ON DIABOLONIAN ETHICS
There is a foolish opinion prevalent that an author should allow his works to speak for themselves, and that he who appends and prefixes explanations to them is likely to be as bad an artist as the painter cited by Cervantes, who wrote under his picture This is a Cock, lest there should be any mistake about it. The pat retort to this thoughtless comparison is that the painter invariably does so label his picture. What is a Royal Academy catalogue but a series of statements that This is the Vale of Rest, This is The School of Athens, This is Chill October, This is The Prince of Wales, and so on? The reason most dramatists do not publish their plays with prefaces is that they cannot write them, the business of intellectually conscious philosopher and skilled critic being no part of the playwright's craft. Naturally, making a virtue of their incapacity, they either repudiate prefaces as shameful, or else, with a modest air, request some popular critic to supply one, as much as to say, Were I to tell the truth about myself I must needs seem vainglorious: were I to tell less than the truth I should do myself an injustice and deceive my readers.
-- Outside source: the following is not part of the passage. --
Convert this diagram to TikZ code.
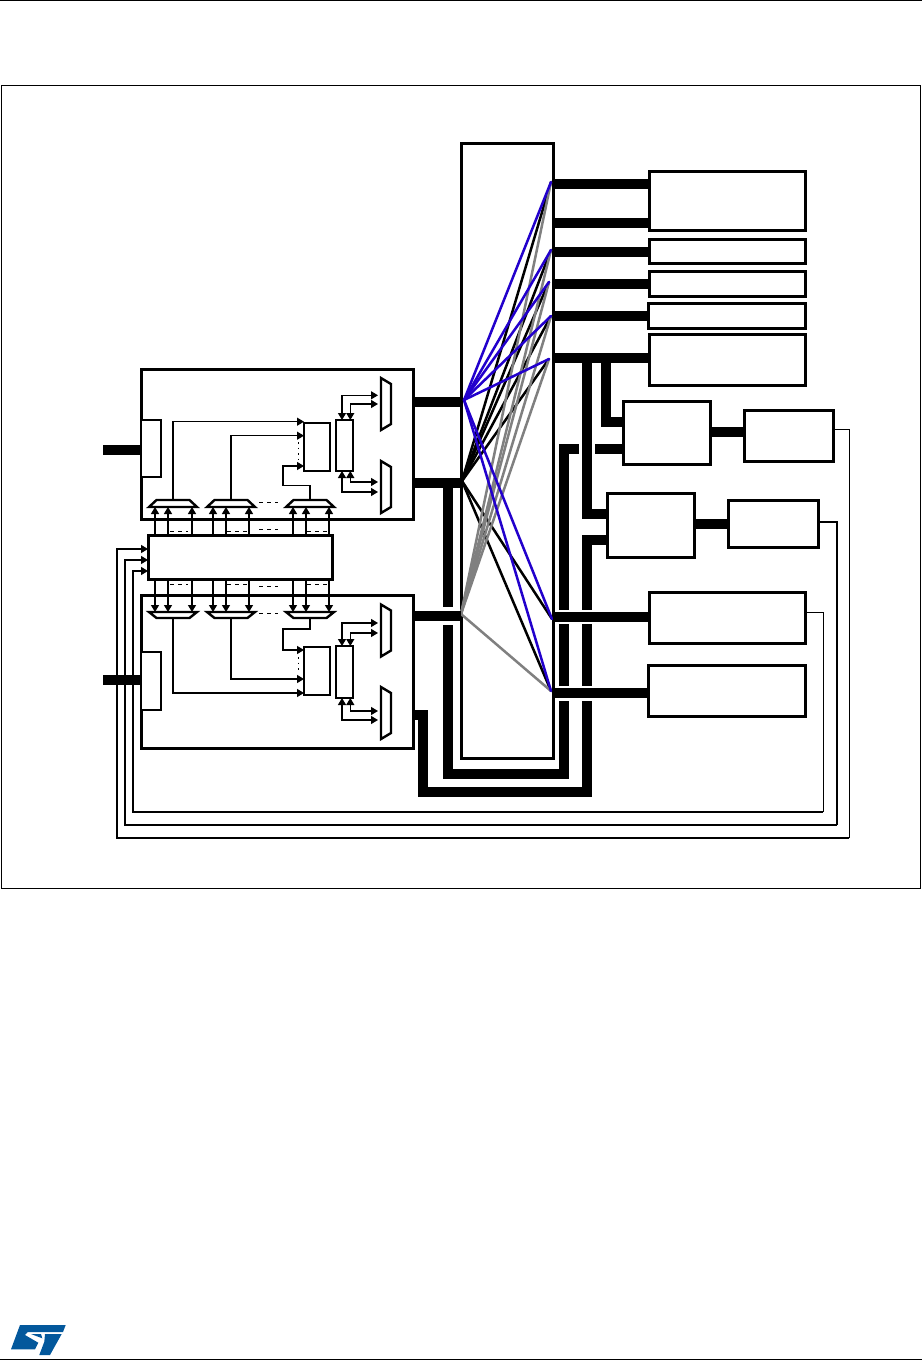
\documentclass[tikz,border=0pt]{standalone}
\usepackage{xcolor}
\usetikzlibrary{arrows.meta}
\definecolor{linkblue}{HTML}{2200CC}
\definecolor{linkgray}{HTML}{808080}
\definecolor{stblue}{HTML}{03589C}
\begin{document}
\begin{tikzpicture}[x=1pt,y=-1pt]
    \tikzset{
      block/.style={draw,fill=white,line width=3pt,inner sep=0pt,outer sep=0pt},
      small/.style={block,line width=2.6pt},
      mux/.style={draw,fill=white,line width=2.4pt},
      bus/.style={line width=10pt},
      sig/.style={line width=1.2pt,-{Triangle[length=7pt,width=8pt]}},
      duplex/.style={line width=1.2pt,{Triangle[length=7pt,width=8pt]}-{Triangle[length=7pt,width=8pt]}},
      gapline/.style={line width=0.8pt,dash pattern=on 4pt off 4pt},
      dotline/.style={line width=0.8pt,dash pattern=on 1.5pt off 4pt},
      link/.style={line width=2.5pt,line cap=round}
    }
    \useasboundingbox (0,0) rectangle (922,1361);
    \draw[line width=1pt] (0,0.5) -- (922,0.5);
    \draw[line width=1pt] (0,1359) -- (922,1359);
    \draw[line width=1pt] (1,85) rectangle (920,888);
    \foreach \name/\x/\y/\w/\h in {busmat/507/450.5/92/615,slavea/727/200.5/156/59,slaveb/727/251/156/24,slavec/727/283.5/156/25,slaved/726.5/315.5/157/25,slavee/727/359.5/156/51,cachea/666.5/432.5/87/63,ctrla/788.5/435.5/89/51,cacheb/650.5/525/87/64,ctrlb/773/523.5/90/47,slavef/727/617.5/156/51,slaveg/726.5/690.5/157/51,corea/277/444/272/150,coreb/277/671.5/272/153,switchbox/240/557/184/44} {
      \node[block,minimum width=\w pt,minimum height=\h pt] (\name) at (\x,\y) {};
    }
    \foreach \name/\x/\y/\w/\h in {porta/151/448.5/20/57,portb/151/681/20/58,fifoa/317/447/26/48,rega/344.5/445.5/17/51,fifob/317/671/26/48,regb/344.5/672/17/52} {
      \node[small,minimum width=\w pt,minimum height=\h pt] (\name) at (\x,\y) {};
    }
    \foreach \name/\x in {mxa/173,mxb/231,mxc/310} {
      \draw[mux] (\x-24,507) -- (\x+24,507) -- (\x+16.5,500) -- (\x-16.5,500) -- cycle;
      \coordinate (\name) at (\x,500);
    }
    \foreach \name/\x in {mxd/173,mxe/231,mxf/310} {
      \draw[mux] (\x-24,612) -- (\x+24,612) -- (\x+16.5,618) -- (\x-16.5,618) -- cycle;
      \coordinate (\name) at (\x,618);
    }
    \foreach \y in {404,487,630.5,713} {
      \draw[mux] (381,\y-26) -- (391,\y-20) -- (391,\y+20) -- (381,\y+26) -- cycle;
    }
    \foreach \name/\x/\y in {masta/464/400,mastb/462/481,mastc/461/614,slva/551/182,slvb/551/250,slvc/549/282,slvd/551/316,slve/549/359,slvf/552/619,slvg/551/691} {
      \coordinate (\name) at (\x,\y);
    }
    \foreach \s in {slva,slvb,slvc,slvd,slve,slvf,slvg} {
      \draw[link,black] (mastb) -- (\s);
    }
    \foreach \s in {slva,slvb,slvc,slvd,slve,slvg} {
      \draw[link,linkgray] (mastc) -- (\s);
    }
    \foreach \s in {slva,slvb,slvc,slvd,slve,slvf,slvg} {
      \draw[link,linkblue] (masta) -- (\s);
    }
    \draw[bus] (103,450) -- (porta.west |- 0,450);
    \draw[bus] (103,680) -- (portb.west |- 0,680);
    \draw[bus] (corea.east |- 0,402) -- (busmat.west |- 0,402);
    \draw[bus] (corea.east |- 0,483) -- (busmat.west |- 0,483);
    \draw[bus] (coreb.east |- 0,616) -- (busmat.west |- 0,616);
    \draw[bus] (447.5,483) -- (447.5,607);
    \draw[bus] (447.5,625) |- (564,774) -- (564,701);
    \draw[bus] (564,686) -- (564,624);
    \draw[bus] (564,610) |- (579,449);
    \draw[bus] (595,449) -- (cachea.west |- 0,449);
    \foreach \y/\s in {184/slavea,223/slavea,252/slaveb,284/slavec,316/slaved,358/slavee,617/slavef,693/slaveg} {
      \draw[bus] (busmat.east |- 0,\y) -- (\s.west |- 0,\y);
    }
    \draw[bus] (587,358) |- (cacheb.west |- 0,514);
    \draw[bus] (606,358) |- (cachea.west |- 0,421.7);
    \draw[bus] (cacheb.west |- 0,540) -| (587,610);
    \draw[bus] (587,624) -- (587,686);
    \draw[bus] (587,701) |- (423,792);
    \draw[bus] (coreb.east |- 0,715) -| (423,797);
    \draw[bus] (cachea.east |- 0,432) -- (ctrla.west |- 0,432);
    \draw[bus] (cacheb.east |- 0,524) -- (ctrlb.west |- 0,524);
    \draw[line width=1pt] (ctrla.east |- 0,429) -| (849,838);
    \draw[sig] (849,838) -| (117,549) -- (switchbox.west |- 0,549);
    \draw[line width=1.5pt] (ctrlb.east |- 0,522) -| (837,825);
    \draw[sig] (837,825) -| (125,560) -- (switchbox.west |- 0,560);
    \draw[line width=0.9pt] (slavef.east |- 0,612) -| (823,812);
    \draw[sig] (823,812) -| (133,571) -- (switchbox.west |- 0,571);
    \foreach \x in {155,168,192,213,226,249,293,306,329} {
      \draw[sig] (\x,0 |- switchbox.north) -- (\x,507);
      \draw[sig] (\x,0 |- switchbox.south) -- (\x,612);
    }
    \foreach \a/\b/\y in {170/188/531,227/247/531,259/278/529,307/327/531,170/188/584,227/247/584,259/278/586,307/327/584,259/278/502,259/278/613} {
      \draw[gapline] (\a,\y) -- (\b,\y);
    }
    \draw[dotline] (298,442) -- (298,460);
    \draw[dotline] (298,657) -- (298,673);
    \draw[sig] (mxa) |- (fifoa.west |- 0,421.7);
    \draw[sig] (mxb) |- (fifoa.west |- 0,435.7);
    \draw[sig] (mxc) |- (283,485.7) |- (fifoa.west |- 0,466);
    \draw[sig] (mxd) |- (fifob.west |- 0,693);
    \draw[sig] (mxe) |- (fifob.west |- 0,679);
    \draw[sig] (mxf) |- (283,629) |- (fifob.west |- 0,650);
    \draw[duplex] (rega.north -| 342,0) |- (378,395.3);
    \draw[duplex] (rega.north -| 350.3,0) |- (378,404);
    \draw[duplex] (rega.south -| 350.3,0) |- (378,482);
    \draw[duplex] (rega.south -| 342,0) |- (378,492);
    \draw[duplex] (regb.north -| 342,0) |- (378,623);
    \draw[duplex] (regb.north -| 350.3,0) |- (378,633);
    \draw[duplex] (regb.south -| 350.3,0) |- (378,711);
    \draw[duplex] (regb.south -| 342,0) |- (378,720);
    \fill[stblue] (20,1325) -- (65.7,1325) -- (63,1332) -- (27.7,1332) -- (25,1335) -- (38.3,1342.7) -- (35,1349.3) -- (11,1349.3) -- cycle;
    \fill[stblue] (31,1334) -- (41,1334) -- (42.3,1338.3) -- cycle;
    \fill[stblue] (45,1334) -- (61.7,1334) -- (50,1355) -- (39.3,1355) -- (44.3,1341.7) -- cycle;
  \end{tikzpicture}
\end{document}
As to the critic thus called in from the outside, what can he do but imply that his friend's transcendent ability as a dramatist is surpassed only by his beautiful nature as a man? Now what I say is, why should I get another man to praise me when I can praise myself? I have no disabilities to plead: produce me your best critic, and I will criticize his head off. As to philosophy, I taught my critics the little they know in my Quintessence of Ibsenism; and now they turn their guns—the guns I loaded for them—on me, and proclaim that I write as if mankind had intellect without will, or heart, as they call it. Ingrates: who was it that directed your attention to the distinction between Will and Intellect? Not Schopenhauer, I think, but Shaw.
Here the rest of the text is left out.